Malvolio (Ryan Artzberger) tries out a new gait as the conspirators look on.
In this portrayal, Malvolio's moral code stretches with difficulty over his ungovernable, largely unexpressed passion for Olivia. He's just enough repressed to stay employed, and rigorous in carrying out his household duties. When he is fooled into believing that his lady has the hots for him, all propriety is cast aside.

Artzberger, adding to his roster of portrayals ruled by near-demonic possession, was unstinting as the besotted Malvolio. This made the steward's "dark house" confinement as punishment for his bizarre behavior another of the production's brief moments of poignancy, though that scene seemed a little unfocused Friday evening. (Here's how I speculated about this actor as Malvolio a month ago.)

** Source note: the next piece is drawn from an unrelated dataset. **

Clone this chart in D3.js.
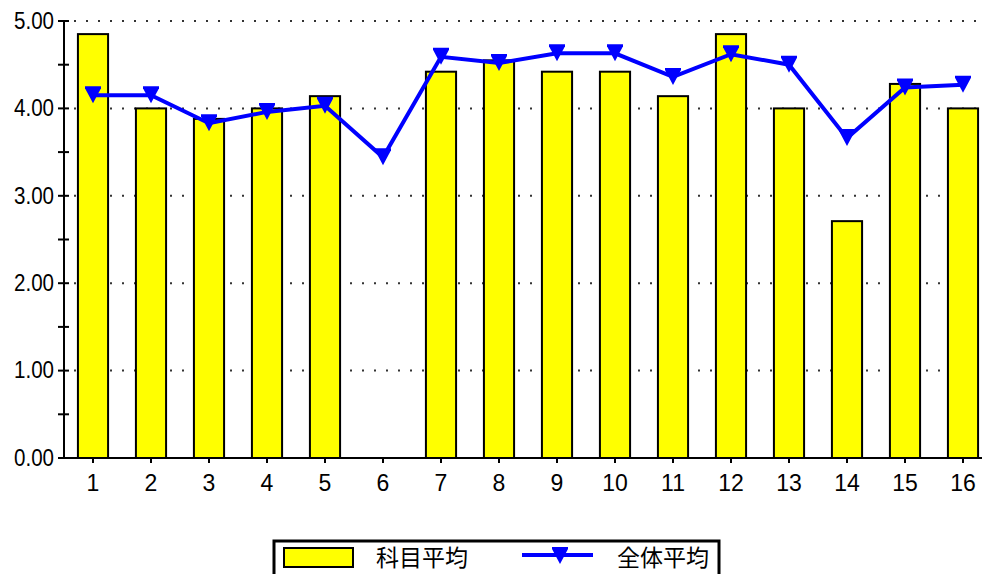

The performance was bedeviled while Artzberger was commanding the stage by a 10-minute barrage of what I later learned were fireworks from nearby Victory Field. Holding Olivia's purported love letter before him, Artzberger's Malvolio sputtered and gestured in imitation of the intrusive noise, remaining in character while responding creatively to the annoyance.

HART's "Twelfth Night" may amount to little more than unruly satire on the pretentious self-regard of the upper class anytime, anywhere. Or it may be seen as an examination of the ambiguous way we don and doff identities in order to get what we think we want.

Or it may be best, as Courtney Sale and her confederates seem to be saying with a wink, simply to take it for what you will.